Naim Sheikh ended the series as top-scorer as he scored 143 runs in the three matches on his debut series for the national team.
Whereas the IPL made T20 specialists of India were far behind of Naim in terms of scoring.
Naim scored 26 and 36 in the first two matches, before a blistering 81 in the last. The first innings brought calm to the team after an early loss which led them to a victory, the second was the side's top score, but the middle order's failure ensured that it meant nothing. Same goes for the third, but it was an impressive display of domination and strokeplay. Bangladesh, amidst Tamim Iqbal's absence, needed someone to play his role and Naim, at least for this series, managed to do so. But still, it is too early to give him insurance.
Naim's batting technique resembles Soumya Sarkar, another of Bangladesh's prodigal batsmen who took the international stage by storm but failed to fulfil the promises. Naim depends more on hand-eye co-ordination rather than footwork, which leads him to be vulnerable against spinners. Even though he showed prominence against Chahal and Washington in the third match, Naim surely is more comfortable against fast bowling.

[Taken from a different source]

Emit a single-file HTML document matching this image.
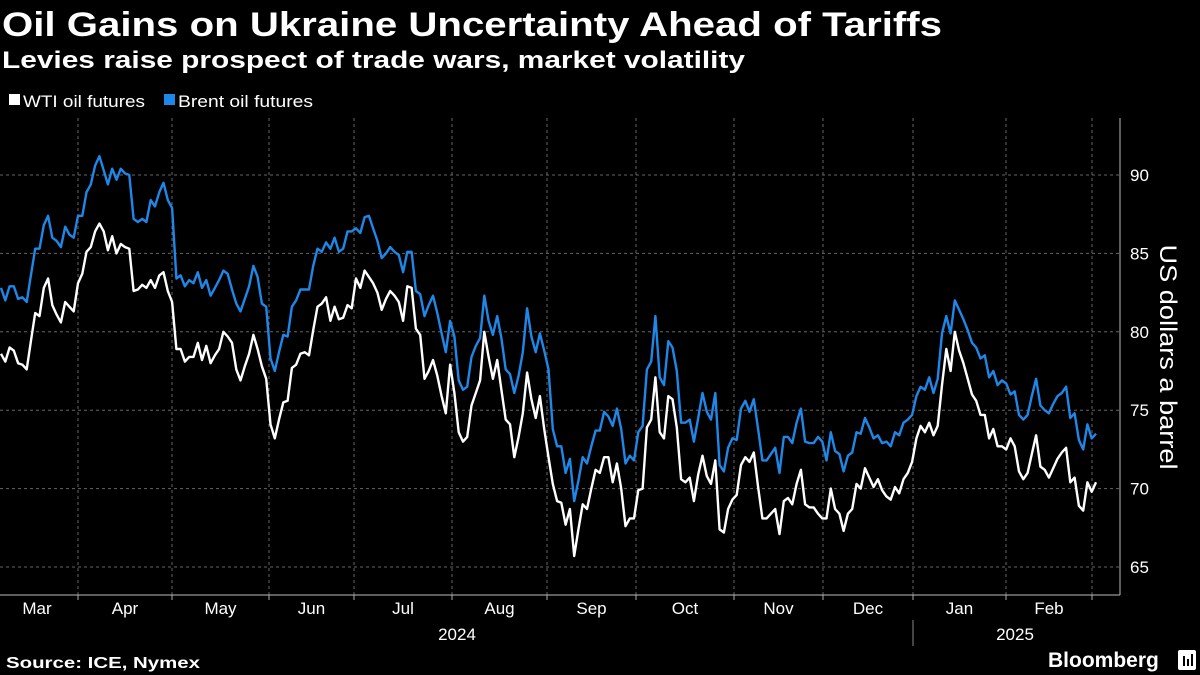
<!DOCTYPE html>
<html><head><meta charset="utf-8">
<style>
html,body{margin:0;padding:0;background:#000;width:1200px;height:675px;overflow:hidden}
svg{display:block;font-family:"Liberation Sans",sans-serif}
</style></head>
<body>
<svg id="chart" width="1200" height="675" viewBox="0 0 1200 675">
<text x="2" y="36" fill="#fff" font-size="34" font-weight="bold" textLength="940" lengthAdjust="spacingAndGlyphs">Oil Gains on Ukraine Uncertainty Ahead of Tariffs</text>
<text x="2" y="68" fill="#fff" font-size="24" font-weight="bold" textLength="743" lengthAdjust="spacingAndGlyphs">Levies raise prospect of trade wars, market volatility</text>
<g>
<g><rect x="9" y="94" width="11" height="11" fill="#fff"/><text x="23" y="107" fill="#fff" font-size="17" textLength="122" lengthAdjust="spacingAndGlyphs">WTI oil futures</text></g>
<g><rect x="164" y="94" width="11" height="11" fill="#1f87e8"/><text x="178" y="107" fill="#fff" font-size="17" textLength="135" lengthAdjust="spacingAndGlyphs">Brent oil futures</text></g>
</g>
<g id="grid"></g>
<g id="axes"></g>
<g id="series"></g>
<text transform="translate(1160,357) rotate(90)" fill="#fff" font-size="24" text-anchor="middle" textLength="225" lengthAdjust="spacingAndGlyphs">US dollars a barrel</text>
<text x="6" y="668" fill="#fff" font-size="16" font-weight="bold" textLength="194" lengthAdjust="spacingAndGlyphs">Source: ICE, Nymex</text>
<text x="1048" y="667" fill="#fff" font-size="21" font-weight="bold">Bloomberg</text>
<g><rect x="1178" y="650" width="18" height="20" rx="2" fill="#fff"/><rect x="1183" y="656" width="2" height="10" fill="#000"/><rect x="1187" y="659" width="2" height="7" fill="#000"/><rect x="1191" y="654" width="2" height="12" fill="#000"/></g>
</svg>
<script>
const yTicks=[65,70,75,80,85,90];
const months=["Mar","Apr","May","Jun","Jul","Aug","Sep","Oct","Nov","Dec","Jan","Feb"];
const years=["2024","2025"];
const wti=[78.6,78.1,79.0,78.8,78.0,77.9,77.6,79.4,81.2,81.0,82.8,83.4,81.7,81.1,80.6,81.9,81.6,81.3,83.1,83.7,85.1,85.4,86.4,86.9,86.4,85.2,86.1,85.0,85.6,85.4,85.3,82.6,82.7,83.0,82.8,83.3,82.8,83.6,83.8,82.6,81.9,78.9,78.9,78.1,78.4,78.4,79.3,78.2,79.1,78.0,78.5,78.9,80.0,79.7,79.3,77.6,76.9,77.8,78.6,79.8,78.9,77.8,77.0,74.1,73.2,74.4,75.5,
75.6,77.7,77.9,78.6,78.7,78.5,80.1,81.6,81.8,82.2,80.7,81.6,80.8,80.9,81.7,81.5,83.4,82.8,83.9,83.5,83.1,82.5,81.4,82.1,82.6,82.3,81.9,80.7,82.9,82.8,80.2,79.8,77.0,77.5,78.2,77.2,75.9,74.8,77.9,76.1,73.6,73.0,73.3,75.3,76.1,76.9,80.0,78.4,77.0,78.2,76.3,74.4,74.1,72.0,73.3,74.8,77.4,75.7,74.5,75.9,73.8,72.0,70.3,69.2,69.1,67.7,
68.7,65.7,67.4,69.0,68.7,70.0,71.2,71.0,72.0,72.0,70.4,71.6,70.0,67.6,68.1,68.1,69.9,70.0,73.9,74.4,77.1,73.6,73.2,75.9,75.7,73.9,70.6,70.4,70.7,69.2,70.9,72.1,70.8,70.3,71.8,67.4,67.2,68.7,69.3,69.6,71.5,72.0,71.7,72.3,70.1,68.1,68.1,68.4,68.7,67.1,69.2,69.4,69.0,70.3,71.2,69.0,68.8,68.8,68.4,68.1,68.1,70.0,68.7,68.4,67.3,68.4,
68.7,70.3,70.0,71.3,70.7,70.1,70.6,69.9,69.5,69.3,70.1,69.7,70.6,71.0,71.7,73.2,74.0,73.6,74.2,73.4,74.0,76.6,78.9,77.5,80.0,78.8,78.0,77.0,76.0,75.6,74.7,74.7,73.2,73.8,72.7,72.7,72.5,73.2,72.7,71.1,70.6,71.0,72.2,73.4,71.4,71.2,70.7,71.3,71.9,72.3,72.6,70.4,70.7,68.9,68.6,70.4,69.8,70.4];
const brent=[82.8,82.0,82.9,82.9,82.1,82.2,81.9,83.6,85.3,85.3,86.8,87.4,86.0,85.8,85.4,86.7,86.2,86.0,87.4,87.4,88.9,89.4,90.6,91.2,90.3,89.4,90.4,89.7,90.4,90.1,90.0,87.2,87.0,87.2,87.0,88.4,88.0,88.9,89.5,88.4,87.9,83.4,83.6,82.9,83.3,83.1,83.8,82.8,83.3,82.3,82.8,83.3,83.9,83.7,82.7,81.8,81.3,82.1,82.9,84.2,83.5,81.8,81.6,78.3,77.5,78.7,79.8,
79.7,81.6,82.0,82.7,82.7,82.7,84.2,85.3,85.1,85.7,85.3,86.0,85.1,85.3,86.4,86.4,86.6,86.3,87.3,87.4,86.6,85.8,84.7,85.0,85.4,85.1,84.9,83.8,85.1,85.1,82.6,82.4,81.0,81.7,82.3,81.2,79.9,78.7,80.7,79.7,76.9,76.3,76.5,78.4,79.1,79.6,82.3,80.7,79.8,81.0,79.6,77.6,77.3,76.1,77.2,78.7,81.5,79.7,78.7,79.9,78.8,77.6,73.8,72.7,72.7,71.0,
71.9,69.2,70.5,72.0,71.6,72.7,73.7,73.7,74.9,74.6,74.0,75.1,73.8,71.6,72.1,71.8,73.6,74.0,77.6,78.1,81.0,77.1,76.6,79.4,79.0,77.5,74.2,74.2,74.4,73.0,74.5,76.1,74.9,74.4,76.1,71.5,71.1,72.6,73.2,73.1,75.1,75.6,74.9,75.7,73.8,71.8,71.8,72.2,72.6,71.0,73.3,73.3,72.9,74.2,75.1,73.0,72.9,72.9,73.3,73.0,71.8,73.6,72.4,72.2,71.1,72.1,
72.3,73.6,73.5,74.5,73.9,73.2,73.4,72.9,73.0,72.7,73.6,73.4,74.2,74.4,74.7,75.9,76.5,76.3,77.1,76.1,77.0,79.9,81.0,79.9,82.0,81.4,80.8,80.1,79.3,79.0,78.3,78.5,77.1,77.5,76.6,76.9,76.7,76.0,76.2,74.7,74.4,74.7,75.9,77.0,75.3,75.0,74.8,75.4,75.9,76.1,76.5,74.5,74.8,73.1,72.5,74.1,73.2,73.5];

const NS="http://www.w3.org/2000/svg";
const X0=1,X1=1096,PLOT_R=1120;
const monthBounds=[-14,78,172,269,354,452,547,636,734,823,913,1006,1092];
function yScale(v){return 175+(90-v)*15.68;}
function xScale(i,n){return X0+(X1-X0)*i/(n-1);}
function mk(tag,attrs,parent){const e=document.createElementNS(NS,tag);for(const k in attrs)e.setAttribute(k,attrs[k]);parent.appendChild(e);return e;}
const grid=document.getElementById('grid'),axes=document.getElementById('axes'),series=document.getElementById('series');
yTicks.forEach(t=>{
  const y=yScale(t);
  const l=mk('line',{x1:0,x2:PLOT_R,y1:y,y2:y,stroke:'#666','stroke-width':1,'stroke-dasharray':'3,3'},grid);
  
  
  const tx=mk('text',{x:1130,y:y+6,fill:'#fff','font-size':17},axes);
  tx.textContent=t;
  
  
});
for(let i=1;i<monthBounds.length;i++){
  const x=monthBounds[i];
  const l=mk('line',{x1:x,x2:x,y1:118,y2:595,stroke:'#666','stroke-width':1,'stroke-dasharray':'3,3'},grid);
  
  
  const tk=mk('line',{x1:x,x2:x,y1:595,y2:600,stroke:'#aaa','stroke-width':1},axes);
  
  
}
months.forEach((m,i)=>{
  const cx=Math.max(37,(monthBounds[i]+monthBounds[i+1])/2);
  const t=mk('text',{x:cx,y:614,fill:'#fff','font-size':17,'text-anchor':'middle'},axes);
  t.textContent=m;
  
  
});
const y1=mk('text',{x:457,y:640,fill:'#fff','font-size':17,'text-anchor':'middle'},axes);y1.textContent=years[0];


const y2=mk('text',{x:1015,y:640,fill:'#fff','font-size':17,'text-anchor':'middle'},axes);y2.textContent=years[1];


const sep=mk('line',{x1:913,x2:913,y1:620,y2:646,stroke:'#888','stroke-width':1},axes);


const xa=mk('line',{x1:0,x2:PLOT_R,y1:595,y2:595,stroke:'#bbb','stroke-width':1},axes);


const ya=mk('line',{x1:PLOT_R,x2:PLOT_R,y1:118,y2:595,stroke:'#bbb','stroke-width':1},axes);


function draw(arr,color,name){
  const d=arr.map((v,i)=>(i?'L':'M')+xScale(i,arr.length).toFixed(1)+','+yScale(v).toFixed(1)).join('');
  const p=mk('path',{d:d,fill:'none',stroke:color,'stroke-width':2.4,'stroke-linejoin':'round'},series);
  
  
}
draw(brent,'#1f87e8','brent-line');
draw(wti,'#ffffff','wti-line');
</script>
</body></html>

Another side from Naim's batting is he starts slow. Even on his day, he is not the batsman who will hit the ball out of the ground straight away. This was portrayed immensely in the third T20 as he started slowly but as soon as he was in his groove, he punished the bowlers for letting him be there till he was dismissed off a perfect yorker. Naim was only on eight of 15 when the fifth over ended. But three consecutive boundaries off Chahal made him comfortable and he wreaked havoc in the next ten overs. Naim scored 73 off the last 33 deliveries he played, and that shows his ability.
Another thing to be taken into notice is he made the bowlers bowl into his zone, he toyed with Rohit Sharma's captaincy. Yuzvendra Chahal was made to change his length with the wet ball because of Naim's shotplay, and when Rohit changed the field after a boundary, Naim hit another exactly through where the fielder had been.
But yet, a tough journey awaits for the left-handed batsman. He lacks in technique and once he becomes a regular in the side, he will be analyzed a lot more and his technical lackings will be far more exposed than they are. He surely needs to up his game but that is a different topic to be discussed later.
Liton Das and Soumya must be aware now because they now have even more competition. If they can not make sure of consistency, Naim waits in the ranks to grab that opportunity. Naim, himself, also must ensure that he does not fade away like his predecessors.
For now, he deserves a pat on the back. And Bangladesh must take this positive of finding someone in the T20Is to the Test series, where a bigger challenge awaits. They will surely need someone playing better than the pack as Naim did here to win there, but will also need someone who backs him, unless the result will not be any different.